Through Cole's essays, I learned of African poets, mob lynchings, and a bit on Nelson Mandela. I also learned that the sympathy white people feel for the poverty stricken parts of Africa, while a nice thought, is a bit insulting. I hadn't realized before that even though the intentions behind wanting to help are admirable, the person helping gets more out of it than the people they are trying to help. Cole titles it the White Savior Industrial Complex, which is the idea that white people subconsciously use helping those in need as a "big emotional experience that validates privilege". I get that and can see that, but I don't agree with generalizing white people, just as much as I don't believe in generalizing any other race. I do believe that if you feel the need to help anyone in any way you can, then you should do it; but don't just do it because you think it will make you a better person. Donating and offering aid isn't about you, it's about those that receive that aid, and I think that was part of the message Cole was trying to get across.
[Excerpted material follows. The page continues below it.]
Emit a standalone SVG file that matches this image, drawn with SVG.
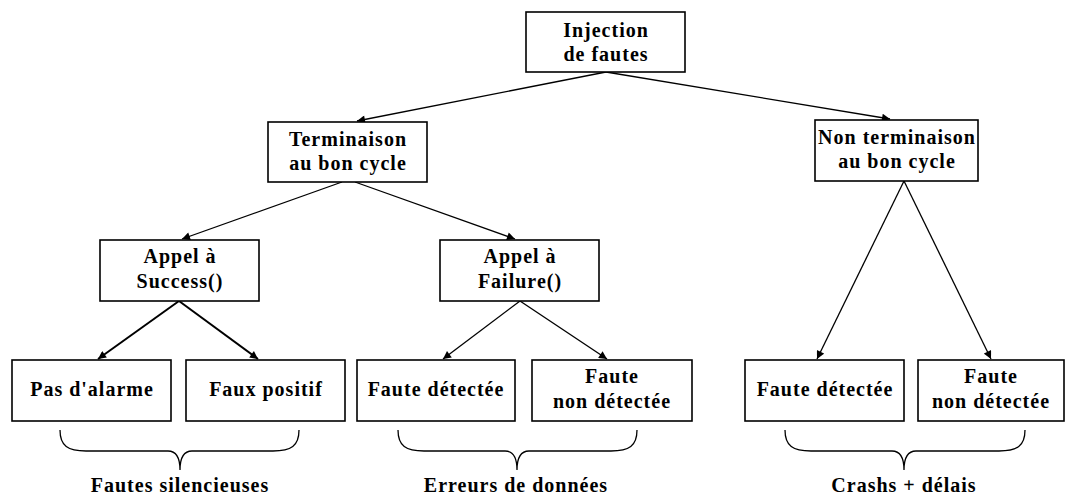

I wouldn't have come to any of these conclusions had the argument not been presented by Cole. When you live in a bubble, it's hard to remember that there are things going on in the world, the country, your back yard that you have never been aware of. Some people prefer it that way, but I like to play the optimist and hope that most do not choose to stay ignorant. I've questioned that a lot in the last year, yet I still come to the same conclusion that even if I'm wrong, there will always be change and evolution whether people want it or not. Just like the weather, humanity is uncontrollable. I see that as a good thing because I'm not afraid of other peoples opinions and ideas, and this book validates that I have no reason to be.